The Federal Reserve has had its monetary throttle fully open for more than two years now. But it is no longer talking about further turbo-charging the engines of growth. Instead, deliberations within the Federal Open Market Committee appear preoccupied with how best to apply the brakes.
A degree of panic would be more appropriate — along with a commitment to use that panic to drive job-creation. The combination of unemployed workers and unmet national needs makes this a uniquely propitious moment for the U.S. government to spend more and tax less. The government’s long-term fiscal imbalances will eventually require us to reverse the mix — to tax more and spend less — so that we arrive at 2020 with a smaller national debt than previously estimated. But that is the wrong policy for today’s emergency.
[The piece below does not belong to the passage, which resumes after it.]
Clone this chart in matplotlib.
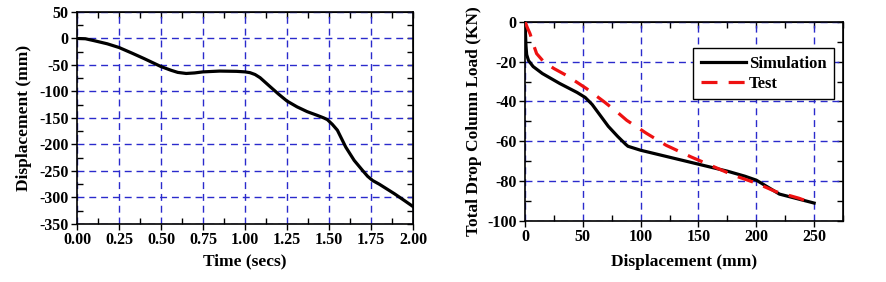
import numpy as np
import matplotlib.pyplot as plt
from matplotlib.ticker import MultipleLocator, FormatStrFormatter

# Left panel: displacement history
time_s = [0.0, 0.05, 0.1, 0.18, 0.25, 0.33, 0.4, 0.5, 0.56, 0.6, 0.65, 0.7,
          0.75, 0.85, 0.95, 1.0, 1.03, 1.06, 1.09, 1.15, 1.2, 1.25, 1.31,
          1.37, 1.43, 1.47, 1.49, 1.52, 1.55, 1.6, 1.65, 1.7, 1.73, 1.76,
          1.8, 1.83, 1.89, 1.95, 2.0]
disp_mm = [0, -0.5, -4, -10, -17, -28, -38, -53, -60, -64, -66, -65, -63,
           -61.5, -62, -63, -64.5, -68, -74, -91, -105, -118, -129, -138,
           -145, -150, -153, -162, -173, -205, -230, -249, -260, -268, -275,
           -281, -293, -306, -317]

# Right panel: load vs displacement
sim_disp = [0, 0.3, 0.8, 1.4, 3, 7, 15, 30, 45, 52, 58, 65, 72, 80, 87, 89,
            100, 125, 150, 175, 190, 200, 210, 220, 230, 250]
sim_load = [0, -5, -12, -16.5, -19.5, -22.5, -26, -31, -35.5, -38, -41.5,
            -47, -52.5, -57.5, -61.5, -62.5, -64.5, -68, -71.5, -75, -77.5,
            -79.5, -83, -86.5, -88, -91]
test_disp = [0, 2, 4.3, 7, 10, 16, 25, 36, 53, 68, 80, 88, 105, 122, 143,
             163, 180, 200, 217, 237, 245]
test_load = [0, -3, -6, -11, -16, -20, -23.5, -27, -33.5, -40, -45.5, -49.5,
             -56, -62, -67.7, -72.7, -77, -81, -85.3, -88.6, -90.3]

plt.rcParams['font.family'] = 'Liberation Serif'
plt.rcParams['font.weight'] = 'bold'
plt.rcParams['axes.unicode_minus'] = False

GRID_COLOR = '#2a2acc'
TICK_SIZE = 11.5
LABEL_SIZE = 12.5


def style_axes(ax, xmajor, xminor, ymajor, yminor):
    ax.xaxis.set_major_locator(MultipleLocator(xmajor))
    ax.xaxis.set_minor_locator(MultipleLocator(xminor))
    ax.yaxis.set_major_locator(MultipleLocator(ymajor))
    ax.yaxis.set_minor_locator(MultipleLocator(yminor))
    ax.tick_params(which='major', direction='out', length=4, width=1,
                   labelsize=TICK_SIZE, pad=2)
    ax.tick_params(which='minor', direction='in', length=4, width=1)
    ax.grid(True, which='major', color=GRID_COLOR, linestyle=(0, (5, 3.5)),
            linewidth=1)
    for s in ax.spines.values():
        s.set_linewidth(1.2)
    # inward ticks on top and right
    top = ax.secondary_xaxis('top')
    top.xaxis.set_major_locator(MultipleLocator(xmajor))
    top.xaxis.set_minor_locator(MultipleLocator(xminor))
    top.tick_params(which='both', direction='in', length=4, width=1,
                    labeltop=False)
    right = ax.secondary_yaxis('right')
    right.yaxis.set_major_locator(MultipleLocator(ymajor))
    right.yaxis.set_minor_locator(MultipleLocator(yminor))
    right.tick_params(which='both', direction='in', length=4, width=1,
                      labelright=False)


fig = plt.figure(figsize=(8.86, 2.82), dpi=100)

ax1 = fig.add_axes([0.0869, 0.2057, 0.3792, 0.7518])
ax1.plot(time_s, disp_mm, color='black', linewidth=2.3, zorder=3)
ax1.set_xlim(0, 2)
ax1.set_ylim(-350, 50)
style_axes(ax1, 0.25, 0.125, 50, 25)
ax1.xaxis.set_major_formatter(FormatStrFormatter('%.2f'))
ax1.set_xlabel('Time (secs)', fontsize=LABEL_SIZE, fontweight='bold', labelpad=4)
ax1.set_ylabel('Displacement (mm)', fontsize=LABEL_SIZE, fontweight='bold',
               labelpad=5)

ax2 = fig.add_axes([0.5926, 0.2163, 0.3589, 0.7067])
ax2.plot(sim_disp, sim_load, color='black', linewidth=2.3, zorder=3,
         label='Simulation')
ax2.plot(test_disp, test_load, color='#ee1111', linewidth=2.3, zorder=4,
         linestyle=(0, (5, 3.5)), label='Test')
ax2.set_xlim(0, 275)
ax2.set_ylim(-100, 0)
style_axes(ax2, 50, 25, 20, 10)
ax2.set_xlabel('Displacement (mm)', fontsize=LABEL_SIZE, fontweight='bold',
               labelpad=6)
ax2.set_ylabel('Total Drop Column Load (KN)', fontsize=LABEL_SIZE,
               fontweight='bold', labelpad=4)
leg = ax2.legend(loc='upper right', bbox_to_anchor=(0.972, 0.868),
                 borderaxespad=0, fontsize=12, frameon=True, fancybox=False,
                 framealpha=1, edgecolor='black', handlelength=2.7,
                 handletextpad=0.2, borderpad=0.45, labelspacing=0.25)
leg.get_frame().set_linewidth(1)

fig.savefig('out.png', dpi=100)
Still, where is the panic, the sense of urgency? The Obama administration and the Democratic majority in Congress passed a fiscal stimulus plan half the size recommended by Democratic economists fifteen months ago. Since then, they have been unable to assemble a political majority to finish the second half of the job. There seems to be no appetite for addressing ten percent unemployment.
That's economist Brad DeLong on Washinton's unresponsiveness to continued high unemployment.
Unfortunately for out of work Americans, the real sense of panic came and went in the fall of 2008, when it looked like most of our major financial institutions were insolvent. The "monetary throttle" was used, it now seems, to address this problem by recapitalizing banks, not to reduce unemployment.
While it may be true that the Obama administration believes you should never let a crisis go to waste, inaction on the unemployment front seems to indicate you get to use each of them only once.